We stopped afterwards (roughly 20 min later) at Ohau Point for an encounter with baby seals in the woods. In order to protect them from the predators of the sea they are raised in a river just next to the beach. You can walk up there and join the bunch of happy puppies for a magical experience. These playful and curious creatures will entertain you when you respect that they are wild animals and you are a guest in their home. We loved any minute and in fact returned the other day to say hello for a second time. It was interesting to see how different their mood was this second time round. It was shortly before feeding time and of course that wakes the beast in you. You should see Spatzl when she is hungry – a well fed wife is a happy wife and a happy wife…. you remember the rest!

Kaikoura itself offers great sundowners, a enjoyable walk on the Peninsula and is laid back in style, despite the fact it all looked a bit deserted as we were there as it was off season. It is famous for its whale watching which you can do by boat or helicopter. The days we were there the sea was too rough to do it and with our whale/dolphin encounter already under our belts at Russell we felt not too bad about it. The trip would be NZD 145,- per person – not cheap at all, but 95% guarantee to see them or get 80% of your money back. As a German and insurance person I like probabilities and the security of refund in case of no event is happening. A no claims bonus in kind.


After that we ventured back up north to stay in Nelson with good weather and our chance to get an experiencing in the Abel Tasman National Park. Nelson is a very nice city located east of Picton, where you can get to using the Queen Charlotte drive, if you want a scenic option overlooking the sounds on your way. The other way leads you through the wine country Marlborough with the possibility of stocking up on one or the other cellar door on your way. The mind boggles which route we took…. Nelson boasts a great variety of restaurants (our local favourite: the Cod and Lobster – great bar featuring 62 different Gins!), a beautiful waterfront and it is home to WOW – the museum for wearable arts and classic cars. All well worth a visit.
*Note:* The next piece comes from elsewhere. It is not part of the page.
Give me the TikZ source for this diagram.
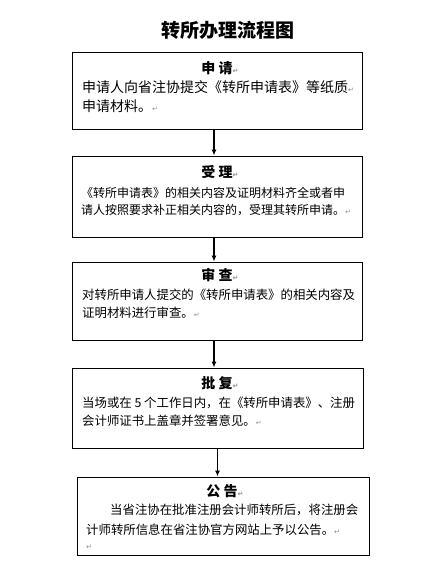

We stayed with Nick and Jenny at Warwick house, the oldest building in Nelson dating back to 1841. We had the Bayview room which was a delight and we had our fair share of royal feeling while we enjoyed our breakfast in the grand room listening to classical music every morning. Day one brought us to Abel Tasman which we explored by boat and on foot. One of the iconic sights is the split apple, which the fans of the Lord of the Rings movies will be delighted to know shows in exactly none of them…




We went on to see dragon shaped islands and were dropped off at Anchorage Bay to have a round walk there.
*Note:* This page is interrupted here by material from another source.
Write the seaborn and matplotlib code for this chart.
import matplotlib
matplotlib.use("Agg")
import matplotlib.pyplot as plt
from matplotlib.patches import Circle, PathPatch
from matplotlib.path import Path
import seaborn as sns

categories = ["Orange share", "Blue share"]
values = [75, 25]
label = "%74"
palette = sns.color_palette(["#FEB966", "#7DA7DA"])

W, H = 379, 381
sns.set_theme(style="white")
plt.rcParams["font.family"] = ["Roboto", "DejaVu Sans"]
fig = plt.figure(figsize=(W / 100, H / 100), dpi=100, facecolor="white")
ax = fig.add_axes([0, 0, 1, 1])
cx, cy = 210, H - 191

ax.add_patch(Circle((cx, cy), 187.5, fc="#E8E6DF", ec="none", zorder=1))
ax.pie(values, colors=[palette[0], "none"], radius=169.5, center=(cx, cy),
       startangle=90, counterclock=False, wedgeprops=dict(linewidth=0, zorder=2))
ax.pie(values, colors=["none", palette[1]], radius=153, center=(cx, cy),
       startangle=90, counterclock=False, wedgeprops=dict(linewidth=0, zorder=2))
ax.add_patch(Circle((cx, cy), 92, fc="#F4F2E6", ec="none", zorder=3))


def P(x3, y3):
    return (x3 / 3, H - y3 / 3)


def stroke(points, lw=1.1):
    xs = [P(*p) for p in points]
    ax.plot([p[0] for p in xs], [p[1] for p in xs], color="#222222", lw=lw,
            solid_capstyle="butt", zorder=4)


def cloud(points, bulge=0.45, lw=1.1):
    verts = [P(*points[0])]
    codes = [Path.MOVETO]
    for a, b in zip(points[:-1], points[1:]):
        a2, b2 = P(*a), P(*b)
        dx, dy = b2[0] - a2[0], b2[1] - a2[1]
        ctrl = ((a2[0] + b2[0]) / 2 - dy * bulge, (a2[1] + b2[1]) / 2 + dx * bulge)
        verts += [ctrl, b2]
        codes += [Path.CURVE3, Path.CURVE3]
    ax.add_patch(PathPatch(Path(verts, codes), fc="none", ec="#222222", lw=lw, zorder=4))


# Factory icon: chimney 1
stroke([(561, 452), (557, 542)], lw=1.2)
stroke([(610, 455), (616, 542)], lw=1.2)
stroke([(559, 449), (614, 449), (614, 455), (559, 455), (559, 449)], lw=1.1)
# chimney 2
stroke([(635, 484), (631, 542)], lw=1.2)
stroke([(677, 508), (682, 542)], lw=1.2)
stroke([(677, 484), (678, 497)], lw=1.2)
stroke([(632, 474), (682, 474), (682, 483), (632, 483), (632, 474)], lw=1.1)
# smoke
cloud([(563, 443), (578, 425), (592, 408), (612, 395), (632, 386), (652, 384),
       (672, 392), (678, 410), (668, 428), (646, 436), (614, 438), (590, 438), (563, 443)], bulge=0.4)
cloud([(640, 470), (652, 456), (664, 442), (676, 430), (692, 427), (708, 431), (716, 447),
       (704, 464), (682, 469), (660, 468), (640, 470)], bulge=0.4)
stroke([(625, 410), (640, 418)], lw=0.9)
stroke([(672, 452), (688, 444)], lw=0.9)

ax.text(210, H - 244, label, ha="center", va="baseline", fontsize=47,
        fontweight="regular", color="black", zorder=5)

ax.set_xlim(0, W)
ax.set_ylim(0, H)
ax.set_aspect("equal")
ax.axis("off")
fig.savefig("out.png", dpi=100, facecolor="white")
Really beautiful and the woods are full of “Laser birds” as we named them. They fill the air with a star wars like concert of laser guns shooting above your head. Maybe Lord Vader shows up around the corner or a Ewok crosses. Experience it for yourself, when you are there.
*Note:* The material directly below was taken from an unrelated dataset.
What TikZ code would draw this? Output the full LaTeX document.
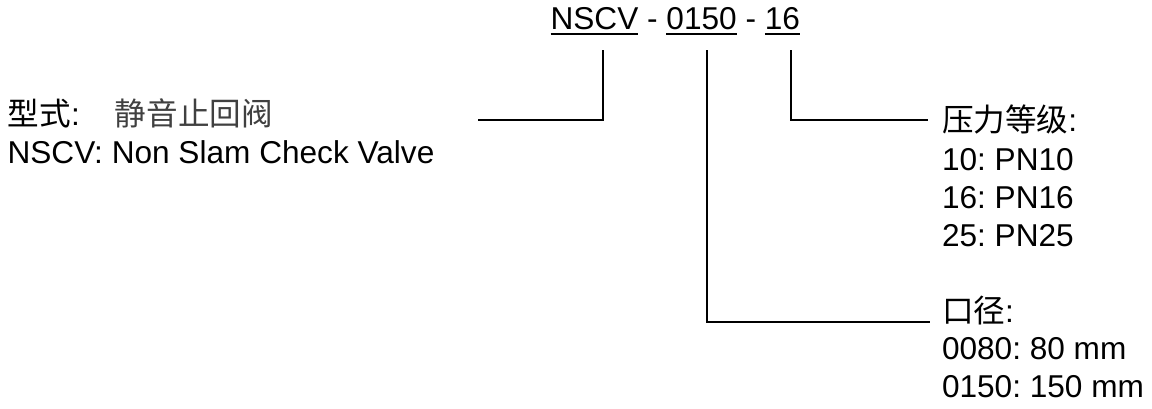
\documentclass[tikz,border=0pt]{standalone}
\usepackage{fontspec}
\setmainfont{Liberation Sans}
\newfontfamily\cjk{Noto Sans CJK SC}
\frenchspacing
\begin{document}
\begin{tikzpicture}[x=1pt,y=-1pt,
  txt/.style={anchor=base west,inner sep=0pt,outer sep=0pt,font=\fontsize{31.6}{38}\selectfont\frenchspacing},
  conn/.style={line width=2.6pt,black},
  uline/.style={line width=2pt,black}]
\useasboundingbox (0,0) rectangle (1152,408);
% title
\node[txt] (t1) at (550.6,29.5) {NSCV};
\node[txt] (t2) at (t1.base east) {\kern0.278em-\kern0.278em};
\node[txt] (t3) at (t2.base east) {0150};
\node[txt] (t4) at (t3.base east) {\kern0.278em-\kern0.278em};
\node[txt] (t5) at (t4.base east) {16};
\draw[uline] ([yshift=-4pt]t1.base west) -- ([yshift=-4pt]t1.base east);
\draw[uline] ([yshift=-4pt]t3.base west) -- ([yshift=-4pt]t3.base east);
\draw[uline] ([yshift=-4pt]t5.base west) -- ([yshift=-4pt]t5.base east);
% left text
\node[txt] (m0) at (8,125) {{\cjk 型式}:\hspace{35pt}{\cjk\color{black!75}静音止回阀}};
\node[txt] (m1) at (7.6,163.3) {NSCV: Non Slam Check Valve};
% right text
\node[txt] (p0) at (942,131.7) {{\cjk 压力等级}:};
\node[txt] (p1) at (942,170) {10: PN10};
\node[txt] (p2) at (942,208.3) {16: PN16};
\node[txt] (p3) at (942,246.6) {25: PN25};
% bottom text
\node[txt] (d0) at (942,322) {{\cjk 口径}:};
\node[txt] (d1) at (942,359.5) {0080: 80 mm};
\node[txt] (d2) at (942,397) {0150: 150 mm};
% connectors
\coordinate (v1) at (603,50);
\coordinate (v2) at (707,50);
\coordinate (v3) at (791,50);
\coordinate (e1) at (478,120);
\coordinate (e2) at (930,322);
\coordinate (e3) at (928,120);
\draw[conn] (v1) |- (e1);
\draw[conn] (v2) |- (e2);
\draw[conn] (v3) |- (e3);
\end{tikzpicture}
\end{document}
We would recommend as well Mapua, a nice little artists’ town where you can rent bikes and go on a ride. Either you tour Rabbit island or you go to Tasman riding through the country side, which we did. At the end of the ride is a delightful Cafe with living eels, whom you can feed or just feed yourself with the treasures the kitchen offers to you. Eel was not on the menu, despite the fresh supply in the river below. You will definitely enjoy the arty design of the garden and, if you want a special treat, stay at “The Boot B&B” in the private gardens. On your return to Mapua (on Sundays for sure) a live band awaits you at the local craft beer brewery, where you can restore lost sweat with a isotonic Pale Ale.